**Task goal**
How does the data below read from its first line through the line containing "const noteLines = ['Data"? Print those lines exactly.

**Available data**
Begin
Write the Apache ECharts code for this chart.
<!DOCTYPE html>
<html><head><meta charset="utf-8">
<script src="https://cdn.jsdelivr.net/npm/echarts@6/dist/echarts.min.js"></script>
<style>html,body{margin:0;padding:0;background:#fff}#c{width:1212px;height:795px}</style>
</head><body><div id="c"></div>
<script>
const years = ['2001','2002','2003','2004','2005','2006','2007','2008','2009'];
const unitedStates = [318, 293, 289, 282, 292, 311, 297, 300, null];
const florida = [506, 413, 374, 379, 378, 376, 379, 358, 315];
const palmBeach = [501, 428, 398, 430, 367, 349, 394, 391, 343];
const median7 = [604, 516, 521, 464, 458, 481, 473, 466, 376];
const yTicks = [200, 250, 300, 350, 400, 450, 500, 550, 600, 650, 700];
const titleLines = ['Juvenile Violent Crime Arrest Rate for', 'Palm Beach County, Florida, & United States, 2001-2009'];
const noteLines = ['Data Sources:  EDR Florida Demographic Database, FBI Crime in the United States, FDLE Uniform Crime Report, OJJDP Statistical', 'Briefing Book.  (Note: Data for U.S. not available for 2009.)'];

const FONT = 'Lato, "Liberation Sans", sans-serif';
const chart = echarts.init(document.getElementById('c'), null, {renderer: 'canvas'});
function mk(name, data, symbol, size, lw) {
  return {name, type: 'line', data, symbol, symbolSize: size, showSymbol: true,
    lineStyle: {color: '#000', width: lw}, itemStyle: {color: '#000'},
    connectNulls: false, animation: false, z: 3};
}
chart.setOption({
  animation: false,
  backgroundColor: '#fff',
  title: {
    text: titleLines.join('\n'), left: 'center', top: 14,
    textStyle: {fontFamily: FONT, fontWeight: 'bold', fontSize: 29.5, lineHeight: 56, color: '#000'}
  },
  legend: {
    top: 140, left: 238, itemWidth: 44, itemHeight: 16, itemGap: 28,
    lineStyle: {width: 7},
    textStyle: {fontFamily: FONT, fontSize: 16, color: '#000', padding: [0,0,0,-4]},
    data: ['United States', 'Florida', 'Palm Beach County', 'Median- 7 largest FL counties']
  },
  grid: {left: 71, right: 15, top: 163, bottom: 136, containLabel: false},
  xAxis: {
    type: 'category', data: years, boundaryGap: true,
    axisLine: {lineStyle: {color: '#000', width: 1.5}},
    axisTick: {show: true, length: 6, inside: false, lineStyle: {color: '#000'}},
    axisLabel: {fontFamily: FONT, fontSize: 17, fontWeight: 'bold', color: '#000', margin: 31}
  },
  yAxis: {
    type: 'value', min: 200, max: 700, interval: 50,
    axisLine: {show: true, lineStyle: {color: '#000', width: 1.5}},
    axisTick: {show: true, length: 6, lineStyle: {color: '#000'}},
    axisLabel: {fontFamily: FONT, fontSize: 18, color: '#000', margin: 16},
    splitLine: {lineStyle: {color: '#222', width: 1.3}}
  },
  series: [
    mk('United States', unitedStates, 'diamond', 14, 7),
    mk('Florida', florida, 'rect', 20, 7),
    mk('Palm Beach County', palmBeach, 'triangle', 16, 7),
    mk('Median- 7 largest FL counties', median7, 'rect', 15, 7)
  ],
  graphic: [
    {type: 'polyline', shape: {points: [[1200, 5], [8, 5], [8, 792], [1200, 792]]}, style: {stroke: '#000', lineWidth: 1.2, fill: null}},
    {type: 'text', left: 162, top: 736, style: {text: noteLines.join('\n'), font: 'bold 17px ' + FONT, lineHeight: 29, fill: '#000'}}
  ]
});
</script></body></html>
End
**Result for this exercise**
Write the Apache ECharts code for this chart.
<!DOCTYPE html>
<html><head><meta charset="utf-8">
<script src="https://cdn.jsdelivr.net/npm/echarts@6/dist/echarts.min.js"></script>
<style>html,body{margin:0;padding:0;background:#fff}#c{width:1212px;height:795px}</style>
</head><body><div id="c"></div>
<script>
const years = ['2001','2002','2003','2004','2005','2006','2007','2008','2009'];
const unitedStates = [318, 293, 289, 282, 292, 311, 297, 300, null];
const florida = [506, 413, 374, 379, 378, 376, 379, 358, 315];
const palmBeach = [501, 428, 398, 430, 367, 349, 394, 391, 343];
const median7 = [604, 516, 521, 464, 458, 481, 473, 466, 376];
const yTicks = [200, 250, 300, 350, 400, 450, 500, 550, 600, 650, 700];
const titleLines = ['Juvenile Violent Crime Arrest Rate for', 'Palm Beach County, Florida, & United States, 2001-2009'];
const noteLines = ['Data Sources:  EDR Florida Demographic Database, FBI Crime in the United States, FDLE Uniform Crime Report, OJJDP Statistical', 'Briefing Book.  (Note: Data for U.S. not available for 2009.)'];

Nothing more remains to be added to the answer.